The MRC has been given government funding for maintenance; we need to make better use of those funds and other resources.”
They also argue that safety and logistics are two key issues that the ATV committee is refusing to consider as part of a ‘multi-use trail’. “The trail cannot be widened to 16’ wide; there are wet lands and cliffs on either side, between Shawville and Campbell’s Bay, which make widening impossible,” said one member, after the meeting.  “The expense alone to widen the trail would be astronomical. And, then there’s the idea of sharing the trail. Imagine, going for a family bike ride and having ATVs roar by….your children would be in danger.” 
What about increased back road use?
Murdock said opening more back roads to ATV use is also essential. “We opened up municipal roads in Thorne over a year ago and it brought in more
people,” he said, adding that approval must be obtained from the Ministry of Transport for each road used by ATVs.
According to Pasteris and Vallières-Nollet, Green PPJ Verte supports the
ATV committee’s original mandate — to develop more back roads linking MRC Pontiac communities.
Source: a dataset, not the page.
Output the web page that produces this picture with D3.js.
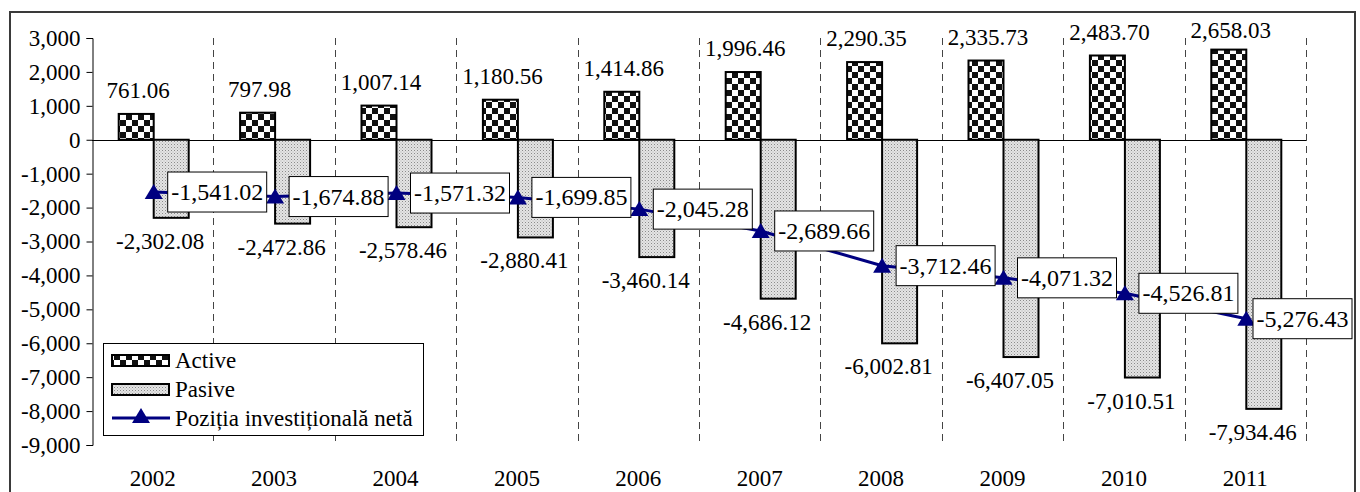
<!DOCTYPE html>
<html>
<head>
<meta charset="utf-8">
<script src="https://cdn.jsdelivr.net/npm/d3@7"></script>
<style>
  body { margin: 0; background: #fff; }
</style>
</head>
<body>
<svg></svg>
<script>
//data
var years = ['2002', '2003', '2004', '2005', '2006', '2007', '2008', '2009', '2010', '2011'];
var active = [761.06, 797.98, 1007.14, 1180.56, 1414.86, 1996.46, 2290.35, 2335.73, 2483.70, 2658.03];
var pasive = [-2302.08, -2472.86, -2578.46, -2880.41, -3460.14, -4686.12, -6002.81, -6407.05, -7010.51, -7934.46];
var net = [-1541.02, -1674.88, -1571.32, -1699.85, -2045.28, -2689.66, -3712.46, -4071.32, -4526.81, -5276.43];
var yTicks = [3000, 2000, 1000, 0, -1000, -2000, -3000, -4000, -5000, -6000, -7000, -8000, -9000];
var seriesNames = ['Active', 'Pasive', 'Poziția investițională netă'];

//svg size
const width = 1360;
const height = 492;
var svg = d3.select('svg').attr('width', width).attr('height', height);

//plot area
var plotLeft = 92, plotRight = 1306, plotTop = 38, plotBottom = 445;
var fontSize = 23;
var fontFam = '"Liberation Serif", "Times New Roman", Times, "DejaVu Serif", serif';
var lineCol = '#000080';

//number format with plain hyphen minus
var loc = d3.formatLocale({decimal: '.', thousands: ',', grouping: [3], currency: ['', ''], minus: '-'});
var fmt2 = loc.format(',.2f');
var fmt0 = loc.format(',.0f');

//scales
var x = d3.scaleBand().domain(years).range([plotLeft, plotRight]);
var bw = x.bandwidth();
var barW = 35;
var xInner = d3.scaleBand().domain(['a', 'p']).range([bw / 2 - barW + 1, bw / 2 + barW + 1]);
var y = d3.scaleLinear().domain([-9000, 3000]).range([plotBottom, plotTop]);

//helper for text style
function txt(sel, size) {
    return sel.style('font-family', fontFam).style('font-size', (size || fontSize) + 'px').attr('fill', '#000');
}

//patterns
var defs = svg.append('defs');
var checker = defs.append('pattern').attr('id', 'checker')
    .attr('patternUnits', 'userSpaceOnUse').attr('width', 12).attr('height', 12);
checker.append('rect').attr('width', 12).attr('height', 12).attr('fill', '#fff');
checker.append('rect').attr('width', 6).attr('height', 6).attr('fill', '#111');
checker.append('rect').attr('x', 6).attr('y', 6).attr('width', 6).attr('height', 6).attr('fill', '#111');

var dots = defs.append('pattern').attr('id', 'dots')
    .attr('patternUnits', 'userSpaceOnUse').attr('width', 3).attr('height', 3);
dots.append('rect').attr('width', 3).attr('height', 3).attr('fill', '#e4e4e4');
dots.append('rect').attr('width', 1).attr('height', 1).attr('fill', '#8a8a8a');
dots.append('rect').attr('x', 1.5).attr('y', 1.5).attr('width', 1).attr('height', 1).attr('fill', '#b0b0b0');

//outer frame
svg.append('rect')
   .attr('x', 10).attr('y', 12)
   .attr('width', 1345).attr('height', 495)
   .attr('fill', '#fff')
   .attr('stroke', '#3a3a3a')
   .attr('stroke-width', 2);

var chart = svg.append('g');

//dashed vertical gridlines between categories
for (var i = 1; i <= years.length; i++) {
    var gx = Math.round(plotLeft + i * bw) + 0.5;
    chart.append('line')
         .attr('x1', gx).attr('x2', gx)
         .attr('y1', plotTop).attr('y2', plotBottom)
         .style('stroke', '#444')
         .style('stroke-width', 1)
         .style('stroke-dasharray', '7, 5');
}

//y axis
var yAxis = d3.axisLeft(y).tickValues(yTicks).tickFormat(fmt0).tickSize(6).tickPadding(6);
var yg = chart.append('g').attr('transform', 'translate(' + (plotLeft + 0.5) + ',0)').call(yAxis);
yg.attr('font-family', null).attr('font-size', null);
txt(yg.selectAll('text'));
yg.select('.domain').attr('stroke', '#000');
yg.selectAll('.tick line').attr('stroke', '#000');

//zero line
chart.append('line')
     .attr('x1', plotLeft).attr('x2', plotRight)
     .attr('y1', Math.round(y(0)) + 0.5).attr('y2', Math.round(y(0)) + 0.5)
     .style('stroke', '#000').style('stroke-width', 1);

//year labels
txt(chart.selectAll('.year').data(years).enter().append('text')
     .attr('class', 'year')
     .attr('x', function(d) { return x(d) + bw / 2; })
     .attr('y', 486)
     .attr('text-anchor', 'middle')
     .text(function(d) { return d; }));

//active bars
chart.selectAll('.bar-a').data(active).enter().append('rect')
     .attr('class', 'bar-a')
     .attr('x', function(d, i) { return x(years[i]) + xInner('a'); })
     .attr('y', function(d) { return y(d); })
     .attr('width', xInner.bandwidth())
     .attr('height', function(d) { return y(0) - y(d); })
     .attr('fill', 'url(#checker)')
     .attr('stroke', '#000').attr('stroke-width', 2);

//pasive bars
chart.selectAll('.bar-p').data(pasive).enter().append('rect')
     .attr('class', 'bar-p')
     .attr('x', function(d, i) { return x(years[i]) + xInner('p'); })
     .attr('y', y(0))
     .attr('width', xInner.bandwidth())
     .attr('height', function(d) { return y(d) - y(0); })
     .attr('fill', 'url(#dots)')
     .attr('stroke', '#000').attr('stroke-width', 2);

//active labels (kept inside top of chart)
txt(chart.selectAll('.lab-a').data(active).enter().append('text')
     .attr('class', 'lab-a')
     .attr('x', function(d, i) { return x(years[i]) + xInner('a') + barW / 2 + 2; })
     .attr('y', function(d) { return Math.max(y(d) - 16, 38); })
     .attr('text-anchor', 'middle')
     .text(function(d) { return fmt2(d); }));

//pasive labels
txt(chart.selectAll('.lab-p').data(pasive).enter().append('text')
     .attr('class', 'lab-p')
     .attr('x', function(d, i) { return x(years[i]) + xInner('p') + barW / 2 - 11; })
     .attr('y', function(d) { return y(d) + 31; })
     .attr('text-anchor', 'middle')
     .text(function(d) { return fmt2(d); }));

//net position line
var cx = function(d, i) { return x(years[i]) + bw / 2 + 1; };
var line = d3.line().x(cx).y(function(d) { return y(d); });
chart.append('path')
     .datum(net)
     .attr('d', line)
     .attr('fill', 'none')
     .attr('stroke', lineCol)
     .attr('stroke-width', 3);

var triPath = 'M0,-9L9,6L-9,6Z';
chart.selectAll('.mark').data(net).enter().append('path')
     .attr('class', 'mark')
     .attr('d', triPath)
     .attr('transform', function(d, i) { return 'translate(' + cx(d, i) + ',' + (y(d) + 1) + ')'; })
     .attr('fill', lineCol);

//net labels in boxes, right of marker
net.forEach(function(d, i) {
    var g = chart.append('g');
    var box = g.append('rect');
    var t = txt(g.append('text').text(fmt2(d)), 24);
    var tw = t.node().getComputedTextLength();
    var bwid = tw + 7;
    var bx = cx(d, i) + 14;
    if (bx + bwid > 1352) bx = 1352 - bwid;
    var by = y(d) - 20;
    box.attr('x', bx).attr('y', by)
       .attr('width', bwid).attr('height', 40)
       .attr('fill', '#fff')
       .attr('stroke', '#000').attr('stroke-width', 1);
    t.attr('x', bx + 3.5).attr('y', by + 28);
});

//legend
var leg = chart.append('g');
leg.append('rect')
   .attr('x', 103.5).attr('y', 343.5)
   .attr('width', 320).attr('height', 92)
   .attr('fill', '#fff').attr('stroke', '#000').attr('stroke-width', 1);
var legY = [360, 389, 418];
leg.append('rect').attr('x', 112).attr('y', legY[0] - 5).attr('width', 57).attr('height', 11)
   .attr('fill', 'url(#checker)').attr('stroke', '#000').attr('stroke-width', 2);
leg.append('rect').attr('x', 112).attr('y', legY[1] - 5).attr('width', 57).attr('height', 11)
   .attr('fill', 'url(#dots)').attr('stroke', '#000').attr('stroke-width', 2);
leg.append('line').attr('x1', 112).attr('x2', 170).attr('y1', legY[2]).attr('y2', legY[2])
   .attr('stroke', lineCol).attr('stroke-width', 3);
leg.append('path').attr('d', triPath)
   .attr('transform', 'translate(141,' + (legY[2] - 1) + ')')
   .attr('fill', lineCol);
seriesNames.forEach(function(n, i) {
    txt(leg.append('text')
       .attr('x', 175).attr('y', legY[i] + 8)
       .text(n));
});
</script>
</body>
</html>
They urge the committee to focus there, which does not seem to have been explored as much as taking over
the PPJ.
 The GPV members still hope their concerns will be heard by the ATV committee; given the reception they received at the June 29th meeting they realize their work is cut out for them. “All people need to speak up. The members of the committee studying this, aside from us, seem to be very single minded: ‘the PPJ is underused, so we want it’. This isn’t democratic and doesn’t fulfill the original intention when the trail was created. It would be a real shame if the trail
is lost for cyclists, hikers and the general public because there will never be anything else to replace it,” concluded Pasteris.
The committee meets once more, August 4, before presenting a report and
recommendation to the MRC’s mayors, which Murdock hopes will be in August or September. Both sides invite public comment.